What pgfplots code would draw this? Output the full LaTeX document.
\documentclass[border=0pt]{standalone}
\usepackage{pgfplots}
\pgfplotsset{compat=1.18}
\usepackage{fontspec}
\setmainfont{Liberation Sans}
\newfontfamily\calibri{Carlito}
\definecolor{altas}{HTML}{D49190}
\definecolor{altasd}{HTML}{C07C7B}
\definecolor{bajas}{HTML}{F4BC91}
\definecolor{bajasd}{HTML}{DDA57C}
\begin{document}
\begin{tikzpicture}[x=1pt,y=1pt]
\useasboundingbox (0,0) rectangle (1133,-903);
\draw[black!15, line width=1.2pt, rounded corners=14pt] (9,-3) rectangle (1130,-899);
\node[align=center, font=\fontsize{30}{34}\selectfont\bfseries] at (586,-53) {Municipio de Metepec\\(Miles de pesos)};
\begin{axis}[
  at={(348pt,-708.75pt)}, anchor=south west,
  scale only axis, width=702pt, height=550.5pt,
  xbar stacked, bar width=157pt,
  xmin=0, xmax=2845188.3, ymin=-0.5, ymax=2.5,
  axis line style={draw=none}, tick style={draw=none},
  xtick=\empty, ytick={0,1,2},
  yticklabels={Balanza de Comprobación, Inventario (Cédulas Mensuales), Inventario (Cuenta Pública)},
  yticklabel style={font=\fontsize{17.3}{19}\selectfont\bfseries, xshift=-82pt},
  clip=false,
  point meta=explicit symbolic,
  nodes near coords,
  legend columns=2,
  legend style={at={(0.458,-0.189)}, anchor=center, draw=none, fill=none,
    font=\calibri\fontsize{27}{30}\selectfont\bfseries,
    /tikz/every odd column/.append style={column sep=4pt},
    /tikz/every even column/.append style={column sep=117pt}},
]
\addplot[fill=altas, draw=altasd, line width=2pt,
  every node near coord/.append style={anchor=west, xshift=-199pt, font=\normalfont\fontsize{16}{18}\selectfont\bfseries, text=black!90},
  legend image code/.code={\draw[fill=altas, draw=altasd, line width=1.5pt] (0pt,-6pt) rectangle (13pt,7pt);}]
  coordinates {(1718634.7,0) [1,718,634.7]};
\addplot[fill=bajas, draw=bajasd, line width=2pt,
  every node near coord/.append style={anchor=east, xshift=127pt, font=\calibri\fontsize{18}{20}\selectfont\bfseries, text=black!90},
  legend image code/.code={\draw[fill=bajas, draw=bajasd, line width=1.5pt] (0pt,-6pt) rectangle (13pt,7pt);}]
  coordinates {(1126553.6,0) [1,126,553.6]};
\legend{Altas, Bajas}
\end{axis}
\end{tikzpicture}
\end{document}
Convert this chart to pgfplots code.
* * *
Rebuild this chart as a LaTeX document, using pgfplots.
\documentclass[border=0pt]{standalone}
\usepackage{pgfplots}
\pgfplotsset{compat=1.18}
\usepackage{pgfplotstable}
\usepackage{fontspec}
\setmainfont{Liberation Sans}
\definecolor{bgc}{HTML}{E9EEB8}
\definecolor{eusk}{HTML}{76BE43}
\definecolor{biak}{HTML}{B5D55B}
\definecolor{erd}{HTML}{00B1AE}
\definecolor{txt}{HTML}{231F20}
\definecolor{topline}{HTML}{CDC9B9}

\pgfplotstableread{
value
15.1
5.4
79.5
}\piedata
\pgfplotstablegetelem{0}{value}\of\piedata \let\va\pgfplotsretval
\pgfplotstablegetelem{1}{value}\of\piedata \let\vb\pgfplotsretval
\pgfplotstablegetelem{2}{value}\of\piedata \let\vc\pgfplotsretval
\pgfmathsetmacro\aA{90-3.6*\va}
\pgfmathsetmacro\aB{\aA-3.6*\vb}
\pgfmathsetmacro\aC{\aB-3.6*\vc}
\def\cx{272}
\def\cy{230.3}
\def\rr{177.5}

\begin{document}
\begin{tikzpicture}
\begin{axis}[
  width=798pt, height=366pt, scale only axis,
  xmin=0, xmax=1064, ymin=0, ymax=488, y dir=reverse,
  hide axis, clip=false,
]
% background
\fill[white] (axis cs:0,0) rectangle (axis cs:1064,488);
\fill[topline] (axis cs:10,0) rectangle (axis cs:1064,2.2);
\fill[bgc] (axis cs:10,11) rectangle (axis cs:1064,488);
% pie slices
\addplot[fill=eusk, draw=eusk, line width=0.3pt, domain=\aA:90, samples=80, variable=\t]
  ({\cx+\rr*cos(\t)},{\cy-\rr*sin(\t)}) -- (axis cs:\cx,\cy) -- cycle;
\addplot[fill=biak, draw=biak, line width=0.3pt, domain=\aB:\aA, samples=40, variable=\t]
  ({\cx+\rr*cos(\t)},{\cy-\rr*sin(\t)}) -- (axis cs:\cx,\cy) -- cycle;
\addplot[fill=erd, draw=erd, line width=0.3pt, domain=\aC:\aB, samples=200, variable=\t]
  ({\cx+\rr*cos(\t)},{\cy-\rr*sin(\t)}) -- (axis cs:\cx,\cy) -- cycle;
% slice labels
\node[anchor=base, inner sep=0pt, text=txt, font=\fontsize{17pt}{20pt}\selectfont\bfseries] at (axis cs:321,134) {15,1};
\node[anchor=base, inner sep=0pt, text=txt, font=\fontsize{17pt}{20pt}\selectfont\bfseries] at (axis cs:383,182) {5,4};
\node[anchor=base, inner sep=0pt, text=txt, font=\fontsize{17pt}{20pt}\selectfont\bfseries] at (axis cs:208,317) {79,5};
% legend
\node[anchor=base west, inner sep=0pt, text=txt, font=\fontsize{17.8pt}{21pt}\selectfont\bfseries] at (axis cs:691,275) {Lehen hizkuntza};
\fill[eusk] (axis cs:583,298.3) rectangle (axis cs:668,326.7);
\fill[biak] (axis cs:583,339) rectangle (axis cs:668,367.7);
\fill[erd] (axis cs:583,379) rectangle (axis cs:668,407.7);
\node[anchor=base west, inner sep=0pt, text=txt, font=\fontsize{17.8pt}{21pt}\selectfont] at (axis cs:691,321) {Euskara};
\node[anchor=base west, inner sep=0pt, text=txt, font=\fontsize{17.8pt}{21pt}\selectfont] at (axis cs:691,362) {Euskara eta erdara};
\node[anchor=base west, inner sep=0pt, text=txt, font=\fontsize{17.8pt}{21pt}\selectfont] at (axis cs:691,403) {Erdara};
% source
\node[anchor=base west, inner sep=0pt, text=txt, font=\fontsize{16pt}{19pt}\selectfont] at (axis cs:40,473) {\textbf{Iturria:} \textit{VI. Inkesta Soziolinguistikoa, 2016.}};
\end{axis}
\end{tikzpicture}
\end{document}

* _What to do_: From the data above, show each line that contains "chart".

* _Complete answer_:
Convert this chart to pgfplots code.
Rebuild this chart as a LaTeX document, using pgfplots.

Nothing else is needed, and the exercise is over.